Our view on the Cambridge Analytica and Facebook scandal

With the scandal around Facebook and Cambridge Analytica continuing apace, we couldn’t ignore it in the OneChocolate blog this week. Since the story first broke in Saturday’s Guardian (hats off to them for true incisive journalism), it has since gathered great speed and momentum on both sides of the Atlantic and created a huge international storm.

Immediate actions have already been taken, with Cambridge Analytica suspending their CEO, Alexander Nix. While some are saying that CA is the scapegoat and the problems lie firmly with Facebook, the undercover story from Channel 4 clearly demonstrated other unpleasant parts of this scandal.

The Channel 4 report showed Nix suggesting to prospective clients that he could “send some girls around to the candidate’s house … Just saying we could bring some Ukrainians in,” he said, adding “they are very beautiful, I find that works very well.”

Hmmm, nice chap!?

By Monday, the story wiped $40bn (£29bn) from Facebook’s market value which created further excitement in the news. Meanwhile Mark Zuckerberg and Sheryl Sandberg have been nowhere to be seen, but Zuckerberg has now been summoned to Parliament to explain himself today. No doubt we are all watching with baited breath to see what happens next.

However, it will be interesting to see what transpires long-term.

The lid has been lifted on something that has been brewing for quite some time. Was it inevitable that something like this was bound to happen?

As Rory Cellan-Jones said on Radio 5 this morning, “You wouldn’t get on an aeroplane without all the safety and security checks being put in place for you first, would you?” We have been using the likes of Facebook in this way for quite some time. When all the fuss dies down what does it mean for our industry?
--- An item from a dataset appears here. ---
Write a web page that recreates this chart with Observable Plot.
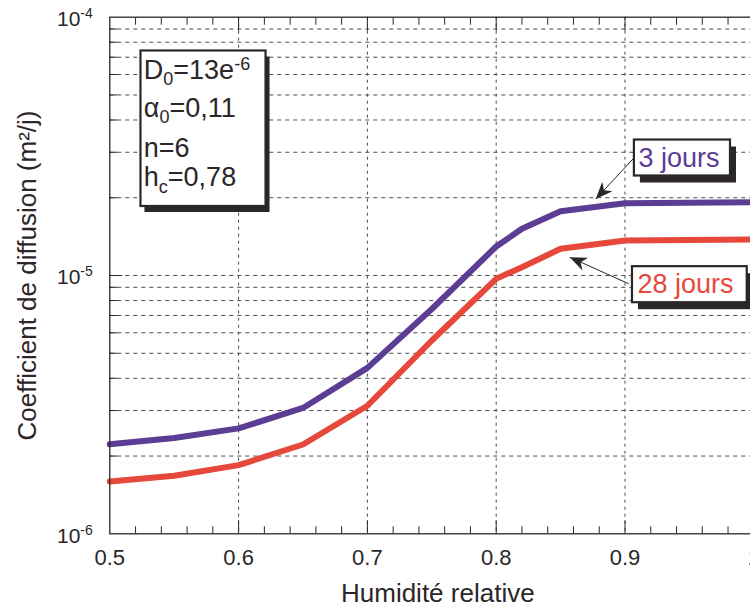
<!DOCTYPE html>
<html>
<head>
<meta charset="utf-8">
<script src="https://cdn.jsdelivr.net/npm/d3@7"></script>
<script src="https://cdn.jsdelivr.net/npm/@observablehq/plot@0.6"></script>
<style>
html, body { margin: 0; padding: 0; background: #fff; overflow: hidden; width: 750px; height: 607px; }
svg { display: block; max-width: none !important; }
</style>
</head>
<body>
<script>
// ---- data ----
const humidity = [0.5, 0.55, 0.6, 0.65, 0.7, 0.75, 0.8, 0.82, 0.85, 0.9, 1.0];
const diff3 = [2.22e-6, 2.35e-6, 2.56e-6, 3.07e-6, 4.39e-6, 7.42e-6, 1.295e-5, 1.516e-5, 1.774e-5, 1.905e-5, 1.922e-5];
const diff28 = [1.594e-6, 1.677e-6, 1.844e-6, 2.217e-6, 3.131e-6, 5.603e-6, 9.71e-6, 1.077e-5, 1.269e-5, 1.366e-5, 1.378e-5];
const seriesNames = ["3 jours", "28 jours"];
const seriesColors = ["#5b3d93", "#e6493b"];

const xTicks = [0.5, 0.6, 0.7, 0.8, 0.9, 1.0];
const xMajorInner = [0.6, 0.7, 0.8, 0.9];
const xMinor = [0.52,0.54,0.56,0.58,0.62,0.64,0.66,0.68,0.72,0.74,0.76,0.78,0.82,0.84,0.86,0.88,0.92,0.94,0.96,0.98];
const yTicks = [1e-6, 1e-5, 1e-4];
const yTickExp = ["-6", "-5", "-4"];
const yGrid = [2e-6,3e-6,4e-6,5e-6,6e-6,7e-6,8e-6,9e-6,1e-5,2e-5,3e-5,4e-5,5e-5,6e-5,7e-5,8e-5,9e-5];

const paramLines = ["D0=13e-6", "a0=0,11", "n=6", "hc=0,78"];
const paramY = [6.22e-5, 4.43e-5, 3.10e-5, 2.406e-5];
const paramX = 0.5264;

// annotation boxes (data coordinates)
const paramBox = [{x1: 0.5242, x2: 0.6213, y1: 7.40e-5, y2: 1.850e-5}];
const seriesBoxes = [
  {x1: 0.9073, x2: 0.9819, y1: 3.346e-5, y2: 2.428e-5},
  {x1: 0.9058, x2: 0.9949, y1: 1.082e-5, y2: 7.847e-6}
];
const seriesLabelX = [0.9419, 0.9469];
const seriesLabelY = [2.850e-5, 9.214e-6];
const arrows = [
  {x1: 0.9075, y1: 2.871e-5, x2: 0.8773, y2: 1.978e-5},
  {x1: 0.9029, y1: 9.288e-6, x2: 0.8571, y2: 1.177e-5}
];

// ---- build tables ----
const rows = [];
humidity.forEach((h, i) => {
  rows.push({h, d: diff3[i], s: seriesNames[0]});
  rows.push({h, d: diff28[i], s: seriesNames[1]});
});
const labels = seriesNames.map((s, i) => ({s, x: seriesLabelX[i], y: seriesLabelY[i]}));
const params = paramLines.map((t, i) => ({t, y: paramY[i]}));

const ink = "#2b2628";
const font = "'Liberation Sans', Arial, Helvetica, sans-serif";

function arrowHead(color) {
  const ns = "http://www.w3.org/2000/svg";
  const m = document.createElementNS(ns, "marker");
  m.setAttribute("viewBox", "-20 -10 22 20");
  m.setAttribute("markerWidth", 22);
  m.setAttribute("markerHeight", 20);
  m.setAttribute("markerUnits", "userSpaceOnUse");
  m.setAttribute("refX", 0);
  m.setAttribute("refY", 0);
  m.setAttribute("orient", "auto");
  const p = document.createElementNS(ns, "path");
  p.setAttribute("d", "M0,0L-17,-7L-12,0L-17,7Z");
  p.setAttribute("fill", ink);
  p.setAttribute("stroke", "none");
  m.appendChild(p);
  return m;
}

const W = 760;
const chart = Plot.plot({
  width: W,
  height: 607,
  marginLeft: 109.3,
  marginRight: W - 753.3,
  marginTop: 16.7,
  marginBottom: 73.7,
  style: {fontFamily: font, color: ink, background: "#fff", overflow: "visible", maxWidth: "none"},
  x: {domain: [0.5, 1.0]},
  y: {type: "log", domain: [1e-6, 1e-4]},
  color: {domain: seriesNames, range: seriesColors},
  marks: [
    Plot.gridY(yGrid, {stroke: "#4a4a4a", strokeOpacity: 1, strokeWidth: 1, strokeDasharray: "4,4"}),
    Plot.gridX(xMajorInner, {stroke: "#4a4a4a", strokeOpacity: 1, strokeWidth: 1, strokeDasharray: "3,4"}),
    // inward ticks
    Plot.axisX({anchor: "bottom", ticks: xMinor, tickSize: 7, dy: -7, tickFormat: () => ""}),
    Plot.axisX({anchor: "bottom", ticks: xMajorInner, tickSize: 13, dy: -13, tickFormat: () => ""}),
    Plot.axisX({anchor: "top", ticks: xMinor, tickSize: 7, dy: 7, tickFormat: () => ""}),
    Plot.axisX({anchor: "top", ticks: xMajorInner, tickSize: 13, dy: 13, tickFormat: () => ""}),
    Plot.axisY({anchor: "left", ticks: yGrid.filter(v => v !== 1e-5), tickSize: 8, dx: 8, tickFormat: () => ""}),
    Plot.axisY({anchor: "left", ticks: [1e-5], tickSize: 13, dx: 13, tickFormat: () => ""}),
    // tick labels
    Plot.text(xTicks, {x: d => d, frameAnchor: "bottom", dy: 24.5, textAnchor: "middle", lineAnchor: "middle", fontSize: 22, fill: ink,
      text: d => d === 1 ? "1" : d.toFixed(1)}),
    Plot.text(yTicks, {y: d => d, frameAnchor: "left", dx: -17, dy: 2, textAnchor: "end", lineAnchor: "middle",
      fontSize: 21, fill: ink, text: (d, i) => "10^" + yTickExp[i]}),
    // axis titles
    Plot.text(["Humidité relative"], {frameAnchor: "bottom", dx: 6, dy: 59.7, textAnchor: "middle", lineAnchor: "middle", fontSize: 26, fill: ink}),
    Plot.text(["Coefficient de diffusion (m²/j)"], {frameAnchor: "left", dx: -82.6, rotate: -90, textAnchor: "middle", lineAnchor: "middle", fontSize: 26, fill: ink}),
    // series
    Plot.line(rows, {x: "h", y: "d", z: "s", stroke: "s", strokeWidth: 6, strokeLinejoin: "round"}),
    Plot.frame({stroke: ink, strokeWidth: 1.3}),
    // annotations
    Plot.link(arrows, {x1: "x1", y1: "y1", x2: "x2", y2: "y2", stroke: ink, strokeWidth: 1, markerEnd: arrowHead}),
    Plot.rect(paramBox, {x1: "x1", x2: "x2", y1: "y1", y2: "y2", fill: ink, dx: 4, dy: 6}),
    Plot.rect(paramBox, {x1: "x1", x2: "x2", y1: "y1", y2: "y2", fill: "#fff", stroke: ink, strokeWidth: 2.2}),
    Plot.rect(seriesBoxes, {x1: "x1", x2: "x2", y1: "y1", y2: "y2", fill: ink, dx: 6, dy: 7}),
    Plot.rect(seriesBoxes, {x1: "x1", x2: "x2", y1: "y1", y2: "y2", fill: "#fff", stroke: ink, strokeWidth: 2.2}),
    Plot.text(params, {x: paramX, y: "y", text: "t", textAnchor: "start", lineAnchor: "middle", fontSize: 27, fill: ink}),
    Plot.text(labels, {x: "x", y: "y", text: "s", fill: "s", textAnchor: "middle", lineAnchor: "middle", fontSize: 27})
  ]
});

// rich text (sub/superscripts)
const rich = new Map([
  ["D0=13e-6", 'D<tspan font-size="18" dy="6">0</tspan><tspan dy="-6">=13e</tspan><tspan font-size="18" dy="-9">-6</tspan>'],
  ["a0=0,11", 'α<tspan font-size="18" dy="6">0</tspan><tspan dy="-6">=0,11</tspan>'],
  ["hc=0,78", 'h<tspan font-size="18" dy="7">c</tspan><tspan dy="-7">=0,78</tspan>'],
  ["10^-6", '10<tspan font-size="14" dy="-8">-6</tspan>'],
  ["10^-5", '10<tspan font-size="14" dy="-8">-5</tspan>'],
  ["10^-4", '10<tspan font-size="14" dy="-8">-4</tspan>']
]);
d3.select(chart).selectAll("text").each(function () {
  const t = this.textContent;
  if (rich.has(t)) this.innerHTML = rich.get(t);
});

document.body.appendChild(chart);
</script>
</body>
</html>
Data is powerful stuff, and according to The Economist, the most valuable resource in today’s society. The industry is falling over itself to provide businesses with customer data, so they can provide targeted personalisation of their services. Many in the technology sector are focused on data and how to maximise it. Will our industry behave differently after the storm? The answer is, they will have to. The market has grown phenomenally over the last five years or so and gotten out of control with few laws, rules or regulation. It felt like everyone was smashing and grabbing for a share of the action. The industry will now have to start self-regulating and do its own due diligence, checks and balances to ensure consumers’ personal information is used legally and correctly. No doubt regulators will put in new safety measures and laws to protect us all too, but new laws will take a while to come into force. Meanwhile, it’s up to the industry to put on its own seat belts and safety harnesses.

For consumers – we love using social media tools, to share our news, photos of our friends and family, shop online and download apps that are specific to the kind of lifestyles we lead as individuals. None of that will stop. We all benefit from this and no doubt we wouldn’t want it to change. But surely now we are going to be a lot more cautious and careful about which apps we share our personal information with and how much information we share. We are certainly going to be more cautious about signing up for apps via Facebook – certainly the lazy and easy way of doing it! We will want much greater transparency in the future and will want to know what information they have on us, where it is going and who it’s going to be shared with.

None of this will happen overnight. The industry has grown too rapidly for that to happen. But like the aeroplane analogy, people will want to know that they are all strapped in, that security checks have been made and that the plane is safe for flight.